1. Justification of Deletion of Penalty under Section 271G:

The core issue in this appeal is whether the Commissioner of Income Tax (Appeals) [CIT(A)] was justified in deleting the penalty levied under Section 271G of the Income Tax Act, 1961. The penalty was initially imposed due to the assessee's failure to maintain and furnish documentation as required under Rule 10D(1) (g) and (h) read with Section 92D(3) of the Act.

Facts and Circumstances:
The assessee, engaged in the business of manufacturing and exporting cut and polished diamonds, was subjected to scrutiny and a reference was made to the Transfer Pricing Officer (TPO) to determine the arm’s length price (ALP) of transactions with its Associated Enterprises (AEs). Despite submitting the audit report in Form 3ECB and other required documents, the TPO observed that the assessee did not provide segmental profitability details for AE and non-AE transactions, which hindered the examination of the ALP's correctness.

Assessee's Defense:
The assessee contended that it was impractical to bifurcate stock, cost, and revenue between AE and non-AE segments due to the unique nature of diamonds, which vary significantly in terms of cut, clarity, color, and carat. The assessee argued that it had provided segmental results using revenues as the allocation key, which the TPO overlooked. The assessee relied on judicial precedents, including the Delhi ITAT's decision in Cargill India (P) Ltd, which highlighted that not all clauses of Rule 10D(1) apply in every case and that practical difficulties should be considered.

Revenue's Argument:
The Revenue argued that the assessee failed to submit essential data for determining segmental profitability, which was crucial for benchmarking international transactions. The Revenue emphasized that the TPO had no option but to accept the transactions at arm’s length due to the lack of detailed information.

Tribunal's Findings:
The Tribunal noted that in similar cases for the assessment years 2010-11 and 2012-13, no penalty under Section 271G was levied as there were no transfer pricing adjustments. The Tribunal found that the assessee had provided the required details to the TPO, which were accepted in previous years without initiating penalty proceedings. The Tribunal also referred to the decision in DCIT vs. Firestone International Pvt.
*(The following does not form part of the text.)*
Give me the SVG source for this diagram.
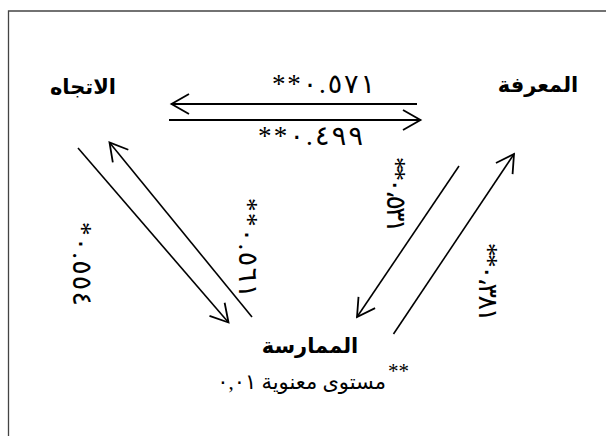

Ltd., where it was held that substantial compliance with documentation requirements and practical difficulties in the diamond industry justified the deletion of penalty.

Conclusion:
The Tribunal upheld the CIT(A)'s decision to delete the penalty, recognizing the practical difficulties in maintaining segmental profitability details in the diamond industry. The Tribunal emphasized that the assessee had substantially complied with the TPO's requirements and that the peculiar nature of the diamond trade made it impractical to furnish the exact details as demanded. The Tribunal's decision was based on the principle that the law does not compel a person to do the impossible, aligning with the maxim "maxim lex non cogit ad impossibila."

Final Judgment:
The appeal of the Revenue was dismissed, and the deletion of the penalty under Section 271G by the CIT(A) was upheld. The Tribunal's decision was not intended to set a precedent for other cases, emphasizing the unique facts and circumstances of the case.